Does It Happen A Lot?

It happens quite frequently in online dating. But there are a few different reasons why, some worse than others. Some people might be genuinely trying to reach out to someone and have no one else to talk to about their sadness. They would probably only confide in you if you had been speaking for a while. So, if this is the case you have nothing to worry about. You should be as supportive as you can be and this is not sadfishing.

A sadfish. How to avoid sadfishing

What Do I Do If I Get Sadfished?

If you haven’t spoken to someone long and they jump right in with their tales of depression and sadness – be wary. It is a well known tactic used by scammers. The most common tales include the tragic death of a spouse or an ill relative. We’re not saying never believe these stories, we’re just saying that it is worth taking a step back and thinking, is it too early on in our relationship to be sharing these intimate details with each other? If you think you’re being sadfished, lend a supportive ear, reply as you would with a stranger, but don’t get too involved.

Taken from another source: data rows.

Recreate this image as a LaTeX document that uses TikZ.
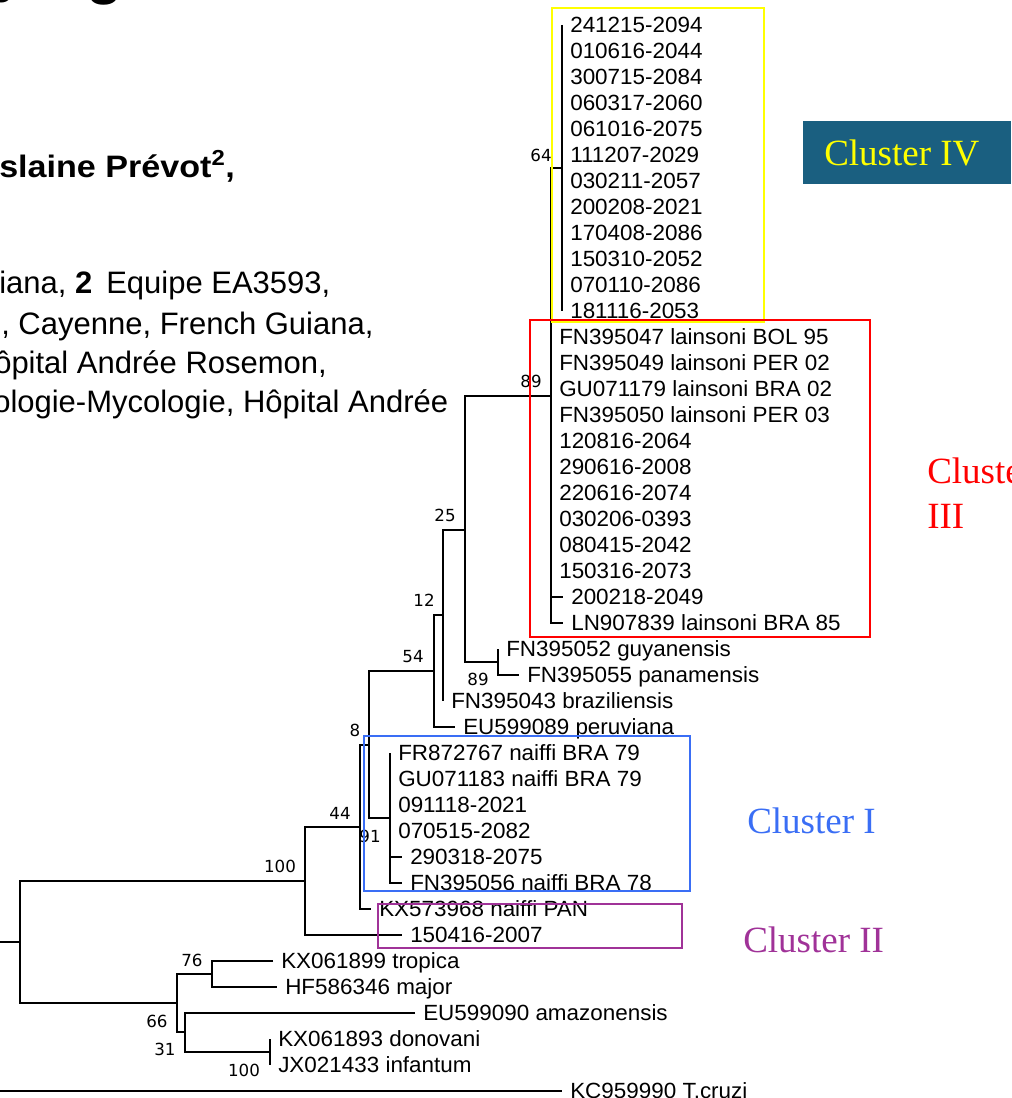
\documentclass[tikz,border=0pt]{standalone}
\usepackage{fontspec}
\setmainfont{Liberation Serif}
\newfontfamily\leaffont[FakeStretch=1.02]{Liberation Sans}
\newfontfamily\bootfont{DejaVu Sans}
\newfontfamily\headfont{Liberation Sans}
\newfontfamily\headbold[FakeStretch=1.1]{Liberation Sans}
\definecolor{tealbox}{RGB}{26,95,128}
\definecolor{clblue}{RGB}{58,110,245}
\definecolor{clpurple}{RGB}{160,50,152}
\definecolor{clyellow}{RGB}{255,255,0}
\definecolor{clred}{RGB}{255,0,0}
\begin{document}
\begin{tikzpicture}[x=0.75pt,y=-0.75pt,
  br/.style={line width=1.5pt},
  leaf/.style={anchor=west, inner xsep=6pt, inner ysep=0pt, text height=12.75pt, text depth=1.5pt,
    font=\leaffont\fontsize{16.5pt}{19pt}\selectfont},
  boot/.style={font=\bootfont\fontsize{12.5pt}{14pt}\selectfont, inner sep=0pt},
  clus/.style={font=\fontsize{27.75pt}{33.75pt}\selectfont, inner sep=0pt, anchor=base west},
  head/.style={font=\headfont\fontsize{23.25pt}{28pt}\selectfont, inner sep=0pt, anchor=base west},
  cbox/.style={line width=2.1pt},
]
\useasboundingbox (0,0) rectangle (1011,1098);
\clip (0,0) rectangle (1011,1098);

% ---- header fragments (cut page text) ----
\node[head, font=\headfont\bfseries\fontsize{45pt}{50pt}\selectfont] (tY) at (-7,-9) {y};
\node[head, font=\headfont\bfseries\fontsize{45pt}{50pt}\selectfont] (tG) at (86,-7) {g};
\node[head, font=\headbold\bfseries\fontsize{23.25pt}{28pt}\selectfont] (hA) at (-1,178) {slaine Prévot\textsuperscript{2},};
\node[head] (hB) at (-1,293) {iana, \textbf{2}\hspace{0.45em}Equipe EA3593,};
\node[head] (hC) at (1,334) {, Cayenne, French Guiana,};
\node[head] (hD) at (-6,373) {ôpital Andrée Rosemon,};
\node[head] (hE) at (-7,412) {ologie-Mycologie, Hôpital Andrée};

% ---- leaves ----
\node[leaf] (a1)  at (562,25)  {241215-2094};
\node[leaf] (a2)  at (562,51)  {010616-2044};
\node[leaf] (a3)  at (562,77)  {300715-2084};
\node[leaf] (a4)  at (562,103) {060317-2060};
\node[leaf] (a5)  at (562,129) {061016-2075};
\node[leaf] (a6)  at (562,155) {111207-2029};
\node[leaf] (a7)  at (562,181) {030211-2057};
\node[leaf] (a8)  at (562,207) {200208-2021};
\node[leaf] (a9)  at (562,233) {170408-2086};
\node[leaf] (a10) at (562,259) {150310-2052};
\node[leaf] (a11) at (562,285) {070110-2086};
\node[leaf] (a12) at (562,311) {181116-2053};

\node[leaf] (b1)  at (551,337) {FN395047 lainsoni BOL 95};
\node[leaf] (b2)  at (551,363) {FN395049 lainsoni PER 02};
\node[leaf] (b3)  at (551,389) {GU071179 lainsoni BRA 02};
\node[leaf] (b4)  at (551,415) {FN395050 lainsoni PER 03};
\node[leaf] (b5)  at (551,441) {120816-2064};
\node[leaf] (b6)  at (551,467) {290616-2008};
\node[leaf] (b7)  at (551,493) {220616-2074};
\node[leaf] (b8)  at (551,519) {030206-0393};
\node[leaf] (b9)  at (551,545) {080415-2042};
\node[leaf] (b10) at (551,571) {150316-2073};
\node[leaf] (b11) at (563,597) {200218-2049};
\node[leaf] (b12) at (563,623) {LN907839 lainsoni BRA 85};

\node[leaf] (guy) at (498,649) {FN395052 guyanensis};
\node[leaf] (pan) at (519,675) {FN395055 panamensis};
\node[leaf] (bra) at (443,701) {FN395043 braziliensis};
\node[leaf] (per) at (455,727) {EU599089 peruviana};

\node[leaf] (c1) at (390,753) {FR872767 naiffi BRA 79};
\node[leaf] (c2) at (390,779) {GU071183 naiffi BRA 79};
\node[leaf] (c3) at (390,805) {091118-2021};
\node[leaf] (c4) at (390,831) {070515-2082};
\node[leaf] (c5) at (402,857) {290318-2075};
\node[leaf] (c6) at (402,883) {FN395056 naiffi BRA 78};

\node[leaf] (kxp)  at (371,909) {KX573968 naiffi PAN};
\node[leaf] (d150) at (402,935) {150416-2007};
\node[leaf] (trop) at (273,961) {KX061899 tropica};
\node[leaf] (maj)  at (277,987) {HF586346 major};
\node[leaf] (amz)  at (415,1013) {EU599090 amazonensis};
\node[leaf] (don)  at (270,1039) {KX061893 donovani};
\node[leaf] (inf)  at (270,1065) {JX021433 infantum};
\node[leaf] (tcr)  at (562,1091) {KC959990 T.cruzi};

% ---- internal nodes ----
\coordinate (nIV)  at (562,168);
\coordinate (n89)  at (551,396);
\coordinate (n25)  at (465,530);
\coordinate (nGP)  at (498,662);
\coordinate (n12)  at (443,615);
\coordinate (n54)  at (434,671);
\coordinate (nI)   at (390,818);
\coordinate (n8)   at (369,745);
\coordinate (n44)  at (360,827);
\coordinate (n100) at (305,881);
\coordinate (nR)   at (20,942);
\coordinate (n66)  at (177,1003);
\coordinate (n76)  at (212,974);
\coordinate (n31)  at (185,1032);
\coordinate (nDI)  at (270,1052);
\coordinate (rootL) at (0,942);
\coordinate (tcL)   at (0,1091);

% ---- branches ----
\draw[br] (a1.west) -- (a12.west);
\draw[br] (nIV) -| (n89) |- (b12.west);
\draw[br] (n89) |- (b11.west);
\draw[br] (n89) -| (n25) |- (nGP);
\draw[br] (guy.west) -- (nGP) |- (pan.west);
\draw[br] (n25) -| (n12) |- (bra.west);
\draw[br] (n12) -| (n54) |- (per.west);
\draw[br] (n54) -| (n8) |- (nI);
\draw[br] (c1.west) -- (nI) |- (c6.west);
\draw[br] (nI) |- (c5.west);
\draw[br] (n8) -| (n44) |- (kxp.west);
\draw[br] (n44) -| (n100) |- (d150.west);
\draw[br] (n100) -| (nR) |- (n66);
\draw[br] (rootL) -- (nR);
\draw[br] (n76) -| (n66) |- (n31);
\draw[br] (trop.west) -| (n76) |- (maj.west);
\draw[br] (amz.west) -| (n31) |- (nDI);
\draw[br] (don.west) -- (inf.west);
\draw[br] (tcL) -- (tcr.west);

% ---- bootstrap values ----
\node[boot] (s64)  at (541,155) {64};
\node[boot] (s89a) at (531,381) {89};
\node[boot] (s25)  at (445,515) {25};
\node[boot] (s12)  at (424,600) {12};
\node[boot] (s54)  at (413,657) {54};
\node[boot] (s89b) at (478,679) {89};
\node[boot] (s8)   at (355,730) {8};
\node[boot] (s44)  at (340,813) {44};
\node[boot] (s91)  at (370,836) {91};
\node[boot] (s100a) at (280,866) {100};
\node[boot] (s76)  at (192,960) {76};
\node[boot] (s66)  at (157,1021) {66};
\node[boot] (s31)  at (165,1049) {31};
\node[boot] (s100b) at (244,1070) {100};

% ---- cluster boxes ----
\draw[cbox, draw=clyellow] (552,8) rectangle (764,322);
\draw[cbox, draw=clred] (530,320) rectangle (870,637);
\draw[cbox, draw=clblue] (364,736) rectangle (690,891);
\draw[cbox, draw=clpurple] (378,904) rectangle (682,948);

% ---- cluster labels ----
\fill[tealbox] (803,121) rectangle (1011,184);
\node[clus, text=clyellow] (k4) at (824,166) {Cluster IV};
\node[clus, text=clred] (k3a) at (927,483) {Cluster};
\node[clus, text=clred] (k3b) at (927,528) {III};
\node[clus, text=clblue] (k1) at (747,833) {Cluster I};
\node[clus, text=clpurple] (k2) at (743,952) {Cluster II};
\end{tikzpicture}
\end{document}
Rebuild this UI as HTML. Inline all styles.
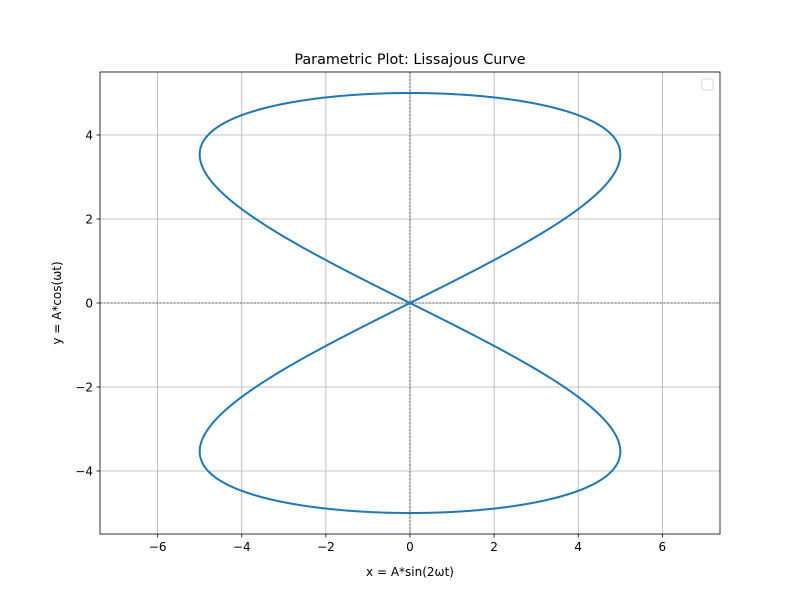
<!DOCTYPE html>
<html><head><meta charset="utf-8"><style>
body{margin:0;background:#fff;}
svg text{font-family:"DejaVu Sans","Liberation Sans",sans-serif;fill:#000;}
</style></head><body>
<svg id="chart" width="800" height="600" xmlns="http://www.w3.org/2000/svg">
<rect width="800" height="600" fill="#fff"/>
<g id="grid"></g>
<g id="ref"></g>
<g id="curve"></g>
<rect x="100" y="72" width="620" height="462" fill="none" stroke="#000" stroke-width="0.8"/>
<g id="ticks"></g>
<text x="410" y="64" font-size="14.4" text-anchor="middle">Parametric Plot: Lissajous Curve</text>
<text x="410" y="576" font-size="12" text-anchor="middle">x = A*sin(2ωt)</text>
<text transform="translate(61,303) rotate(-90)" font-size="12" text-anchor="middle">y = A*cos(ωt)</text>
<rect x="702" y="79" width="11" height="11" rx="2" fill="#fff" stroke="#ccc" stroke-width="0.8"/>
</svg>
<script>
const xTicks=[-6,-4,-2,0,2,4,6];
const yTicks=[-4,-2,0,2,4];
const amplitude=[5];
const frequencies=[2,1]; // x freq, y freq
const sampleCount=[2000];
const xLim=[-7.37,7.37], yLim=[-5.5,5.5];
const L=100,R=720,T=72,B=534;
const sx=v=>L+(v-xLim[0])/(xLim[1]-xLim[0])*(R-L);
const sy=v=>B-(v-yLim[0])/(yLim[1]-yLim[0])*(B-T);
const NS="http://www.w3.org/2000/svg";
function mk(tag,attrs,parent){const e=document.createElementNS(NS,tag);for(const k in attrs)e.setAttribute(k,attrs[k]);parent.appendChild(e);return e;}
const grid=document.getElementById('grid'),ticks=document.getElementById('ticks');
xTicks.forEach(v=>{
 const g=mk('line',{x1:sx(v),x2:sx(v),y1:T,y2:B,stroke:'#b0b0b0','stroke-width':0.8},grid);
 
 
 const t=mk('line',{x1:sx(v),x2:sx(v),y1:B,y2:B+3.5,stroke:'#000','stroke-width':0.8},ticks);
 
 
 const l=mk('text',{x:sx(v),y:B+17,'font-size':12,'text-anchor':'middle'},ticks);
 l.textContent=(v<0?'−':'')+Math.abs(v);
 
 
});
yTicks.forEach(v=>{
 const g=mk('line',{x1:L,x2:R,y1:sy(v),y2:sy(v),stroke:'#b0b0b0','stroke-width':0.8},grid);
 
 
 const t=mk('line',{x1:L-3.5,x2:L,y1:sy(v),y2:sy(v),stroke:'#000','stroke-width':0.8},ticks);
 
 
 const l=mk('text',{x:L-7,y:sy(v)+4.5,'font-size':12,'text-anchor':'end'},ticks);
 l.textContent=(v<0?'−':'')+Math.abs(v);
 
 
});
const ref=document.getElementById('ref');
const h=mk('line',{x1:L,x2:R,y1:sy(0),y2:sy(0),stroke:'#000','stroke-width':0.6,'stroke-dasharray':'2,1.5'},ref);


const vl=mk('line',{x1:sx(0),x2:sx(0),y1:T,y2:B,stroke:'#000','stroke-width':0.6,'stroke-dasharray':'2,1.5'},ref);


const A=amplitude[0],n=sampleCount[0];let d='';
for(let i=0;i<=n;i++){const t=i/n*2*Math.PI;const x=A*Math.sin(frequencies[0]*t),y=A*Math.cos(frequencies[1]*t);d+=(i?'L':'M')+sx(x).toFixed(2)+','+sy(y).toFixed(2);}
const p=mk('path',{d:d,fill:'none',stroke:'#1f77b4','stroke-width':2},document.getElementById('curve'));


</script>
</body></html>
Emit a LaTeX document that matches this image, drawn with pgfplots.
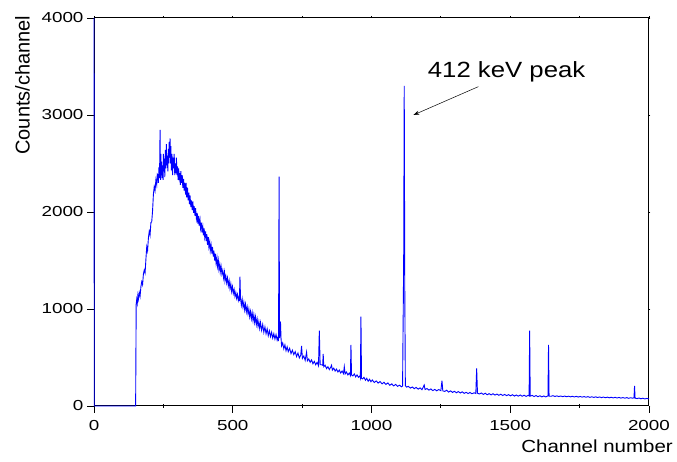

Until you know the person in the real world, it’s worth keeping your distance. Also, don’t ever feel obliged to swap sad stories or experiences until you feel ready. You don’t know this person’s intention for sharing this story, so act with caution and don’t give too much away about yourself.

How Do I Avoid Sadfishing Someone?

If you need to talk to someone about your genuine sadness or bad situation, dating sites are not the place for this. No good relationship can ever be built upon guilt or sympathy alone. Negativity is also not an attractive quality. Speak to trusted family or friends or contact a helpline instead. If you find yourself making up sad stories for attention – stop! Being yourself is enough to get someone to like you and if it isn’t, they simply aren’t the one.